The Warren campaign (and also the Sanders campaign) faces genuine challenges in projecting its vision; reaching out broadly beyond its core of supporters and even beyond the Democratic base; and explaining the real advantages of its policy agenda, and the net gains this agenda promises to bring to most Americans. Allaying the concerns of ordinary Americans about “freedom of choice,” especially regarding Medicare for All, is part of this challenge. But Ratner is not an ordinary American, and behind his fear-mongering is less a concern about ordinary “freedom of choice” than a concern about the concentrated wealth of the super-rich that he and his Wall Street colleagues manage and share.

This interest needs to be seen for what it is rather than for what it pretends to be.

Rattner concludes by suggesting that there are “many other Democratic hopefuls” who are both wiser and more “electable.” But the truth is that Wall Street is starting to run scared about the viability of Biden’s campaign; Buttigieg remains a novice; and anxious talk by Democratic elites about Bloomberg or Clinton or Kerry entering the race is simply a millionaire fantasy appealing to few outside their class. It is not clear at all there are “many other Democratic hopefuls” amenable to Rattner’s prescriptions. And it is this anxiety that surely fuels his vitriol toward Warren.

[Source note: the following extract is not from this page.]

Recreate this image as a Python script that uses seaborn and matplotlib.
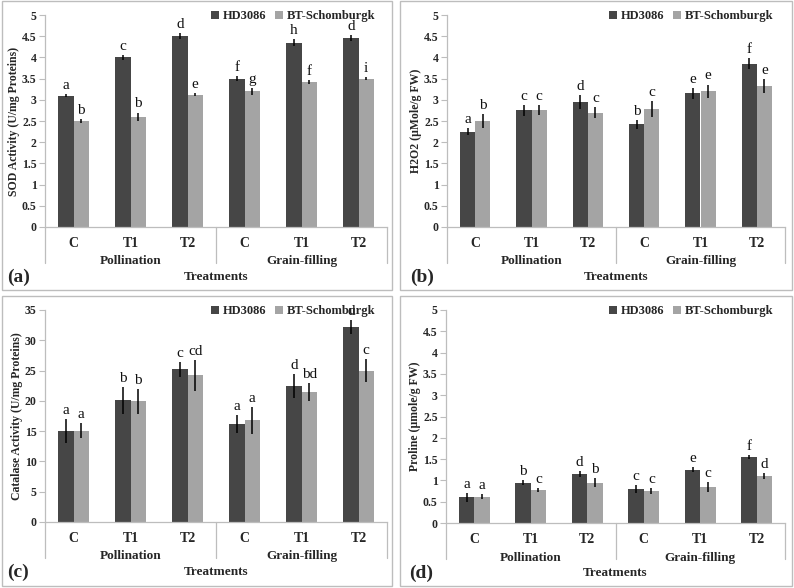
import numpy as np
import pandas as pd
import matplotlib
matplotlib.use("Agg")
import matplotlib.pyplot as plt
from matplotlib.patches import Rectangle
import seaborn as sns

sns.set_theme(style="white")
plt.rcParams['font.family'] = ['Liberation Serif', 'DejaVu Serif']

categories = ["C", "T1", "T2", "C", "T1", "T2"]
stages = ["Pollination", "Grain-filling"]
series = ["HD3086", "BT-Schomburgk"]

sod_hd = [3.10, 4.00, 4.50, 3.50, 4.35, 4.45]
sod_bt = [2.50, 2.60, 3.12, 3.20, 3.42, 3.50]
sod_hd_err = [0.03, 0.05, 0.07, 0.05, 0.08, 0.07]
sod_bt_err = [0.04, 0.10, 0.04, 0.08, 0.05, 0.04]
sod_hd_let = ["a", "c", "d", "f", "h", "d"]
sod_bt_let = ["b", "b", "e", "g", "f", "i"]

h2o2_hd = [2.25, 2.75, 2.95, 2.42, 3.15, 3.85]
h2o2_bt = [2.50, 2.75, 2.70, 2.78, 3.20, 3.33]
h2o2_hd_err = [0.09, 0.13, 0.16, 0.10, 0.12, 0.13]
h2o2_bt_err = [0.16, 0.12, 0.14, 0.19, 0.16, 0.16]
h2o2_hd_let = ["a", "c", "d", "b", "e", "f"]
h2o2_bt_let = ["b", "c", "c", "c", "e", "e"]

cat_hd = [15.0, 20.1, 25.2, 16.2, 22.5, 32.2]
cat_bt = [15.1, 19.9, 24.2, 16.8, 21.5, 25.0]
cat_hd_err = [2.0, 2.2, 1.2, 1.5, 2.0, 1.2]
cat_bt_err = [1.3, 2.0, 2.5, 2.2, 1.5, 1.9]
cat_hd_let = ["a", "b", "c", "a", "d", "d"]
cat_bt_let = ["a", "b", "cd", "a", "bd", "c"]

pro_hd = [0.60, 0.95, 1.15, 0.80, 1.25, 1.55]
pro_bt = [0.62, 0.78, 0.95, 0.76, 0.85, 1.10]
pro_hd_err = [0.10, 0.05, 0.06, 0.10, 0.06, 0.05]
pro_bt_err = [0.06, 0.05, 0.10, 0.07, 0.12, 0.07]
pro_hd_let = ["a", "b", "d", "c", "e", "f"]
pro_bt_let = ["a", "c", "b", "c", "c", "d"]

colors = ["#464646", "#a4a4a4"]
W, H = 794, 588

fig = plt.figure(figsize=(W / 100, H / 100), dpi=100)

panels = [
    dict(tag="(a)", ylabel="SOD Activity (U/mg Proteins)", hd=sod_hd, bt=sod_bt,
         hde=sod_hd_err, bte=sod_bt_err, hdl=sod_hd_let, btl=sod_bt_let,
         ymax=5, step=0.5, box=(2, 1, 392, 290), ax=(45, 15, 387, 227)),
    dict(tag="(b)", ylabel="H2O2 (\u00b5Mole/g FW)", hd=h2o2_hd, bt=h2o2_bt,
         hde=h2o2_hd_err, bte=h2o2_bt_err, hdl=h2o2_hd_let, btl=h2o2_bt_let,
         ymax=5, step=0.5, box=(400, 1, 792, 290), ax=(447, 15, 785, 227)),
    dict(tag="(c)", ylabel="Catalase Activity (U/mg Proteins)", hd=cat_hd, bt=cat_bt,
         hde=cat_hd_err, bte=cat_bt_err, hdl=cat_hd_let, btl=cat_bt_let,
         ymax=35, step=5, box=(2, 296, 392, 586), ax=(45, 310, 387, 522)),
    dict(tag="(d)", ylabel="Proline (\u00b5mole/g FW)", hd=pro_hd, bt=pro_bt,
         hde=pro_hd_err, bte=pro_bt_err, hdl=pro_hd_let, btl=pro_bt_let,
         ymax=5, step=0.5, box=(400, 296, 792, 586), ax=(446, 310, 785, 523)),
]

for p in panels:
    bx0, by0, bx1, by1 = p["box"]
    fig.patches.append(Rectangle((bx0 / W, 1 - by1 / H), (bx1 - bx0) / W, (by1 - by0) / H,
                                 transform=fig.transFigure, fill=False,
                                 edgecolor="#bdbdbd", lw=1.0))
    x0, y0, x1, y1 = p["ax"]
    ax = fig.add_axes([x0 / W, 1 - y1 / H, (x1 - x0) / W, (y1 - y0) / H])

    keys = [f"{s}-{c}-{i}" for i, (s, c) in enumerate(zip([stages[0]] * 3 + [stages[1]] * 3, categories))]
    df = pd.DataFrame({
        "key": keys * 2,
        "value": p["hd"] + p["bt"],
        "series": [series[0]] * 6 + [series[1]] * 6,
    })
    sns.barplot(data=df, x="key", y="value", hue="series", order=keys,
                hue_order=series, palette=colors, errorbar=None, width=0.54,
                gap=0.0, saturation=1, ax=ax, linewidth=0)

    bars = [b for b in ax.patches if b.get_height() > 0][:12]
    errs = p["hde"] + p["bte"]
    lets = p["hdl"] + p["btl"]
    vals = p["hd"] + p["bt"]
    for b, v, e, l in zip(bars, vals, errs, lets):
        cx = b.get_x() + b.get_width() / 2
        ax.errorbar(cx, v, yerr=e, fmt="none", ecolor="black", elinewidth=1.1, capsize=0)
        ax.annotate(l, (cx, v + e), xytext=(0, 1.5), textcoords="offset points",
                    ha="center", va="bottom", fontsize=11, color="#111111")

    ax.set_xlim(-0.5, 5.5)
    ax.set_ylim(0, p["ymax"])
    ticks = np.arange(0, p["ymax"] + 1e-9, p["step"])
    ax.set_yticks(ticks)
    ax.set_yticklabels([f"{t:g}" for t in ticks], fontsize=8.5, fontweight="bold")
    ax.tick_params(axis="y", which="both", left=True, length=4, color="#bdbdbd",
                   width=0.8, pad=2)
    ax.set_xticks([])
    ax.set_xlabel("")
    ax.set_ylabel(p["ylabel"], fontsize=8.5, fontweight="bold", labelpad=1.5)
    for s in ["top", "right"]:
        ax.spines[s].set_visible(False)
    for s in ["left", "bottom"]:
        ax.spines[s].set_color("#bdbdbd")
        ax.spines[s].set_linewidth(0.9)
    ax.set_facecolor("white")

    trans = ax.get_xaxis_transform()
    for i, c in enumerate(categories):
        ax.text(i, -0.078, c, transform=trans, ha="center", va="center",
                fontsize=10, fontweight="bold")
    ax.text(1, -0.162, stages[0], transform=trans, ha="center", va="center",
            fontsize=9.5, fontweight="bold")
    ax.text(4, -0.162, stages[1], transform=trans, ha="center", va="center",
            fontsize=9.5, fontweight="bold")
    for xs in [-0.5, 2.5, 5.5]:
        ax.plot([xs, xs], [0, -0.17], transform=trans, color="#bdbdbd", lw=0.9,
                clip_on=False)
    ax.text(0.5, -0.236, "Treatments", transform=ax.transAxes, ha="center",
            va="center", fontsize=9.5, fontweight="bold")
    ax.text(-0.11, -0.236, p["tag"], transform=ax.transAxes, ha="left",
            va="center", fontsize=14, fontweight="bold")

    ax.legend(loc="upper right", bbox_to_anchor=(1.0, 1.075), ncol=2,
              frameon=False, handlelength=0.65, handleheight=0.65,
              handletextpad=0.3, columnspacing=0.7,
              prop={"weight": "bold", "size": 9})

fig.savefig("out.png", dpi=100, facecolor="white")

There are valid questions about the “electability” of Warren, or Sanders — or Biden, or Buttigieg, or any Democrat. The truth is, there is no guarantee that any Democrat will beat Trump in 2020. Worry about this is legitimate. And the only way to allay this worry is to support a vigorous primary contest that is focused on real issues, that takes seriously the need of the Democratic party to creatively and vigorously promote greater justice and democracy, and that takes equally seriously the need to come together behind the primary winner.

The Medicare for All plans being forwarded by Warren and by Sanders are not above criticism. A few months ago in The Nation, Joshua Holland outlined a range of approaches to universal coverage, including Medicare for All. He considered their relative advantages and disadvantages, and argued that “Democrats Need Litmus Tests on Health Care, But that doesn’t necessarily mean Medicare for All.” Back in January, Vox ran a similar piece, centered on an interview with Yale’s Jacob Hacker, a recognized expert on health reform. There are legitimate questions to be posed — regarding popularity, policy implementation, and legislative viability — about Medicare for All. But Rattner is doing something else entirely. He is dismissing the very notion that progressive reform is necessary, and doing so in the name of his own narrow and self-serving conception of economics. He writes about “our economy.” But what really concerns him is his economy.

The concerns of ordinary voters have a legitimate claim on the attention of all Democratic candidates. The fears of the Steve Rattner’s of the world do not. And candidates that cater to Rattner’s fears, either because they want his money or because they believe in the Platonic wisdom of his banker brethren, will be making a Faustian bargain that is not likely to benefit either the Democratic party or the people it claims to represent.

Jeffrey C. Isaac is James H. Rudy Professor of Political Science at Indiana University, Bloomington.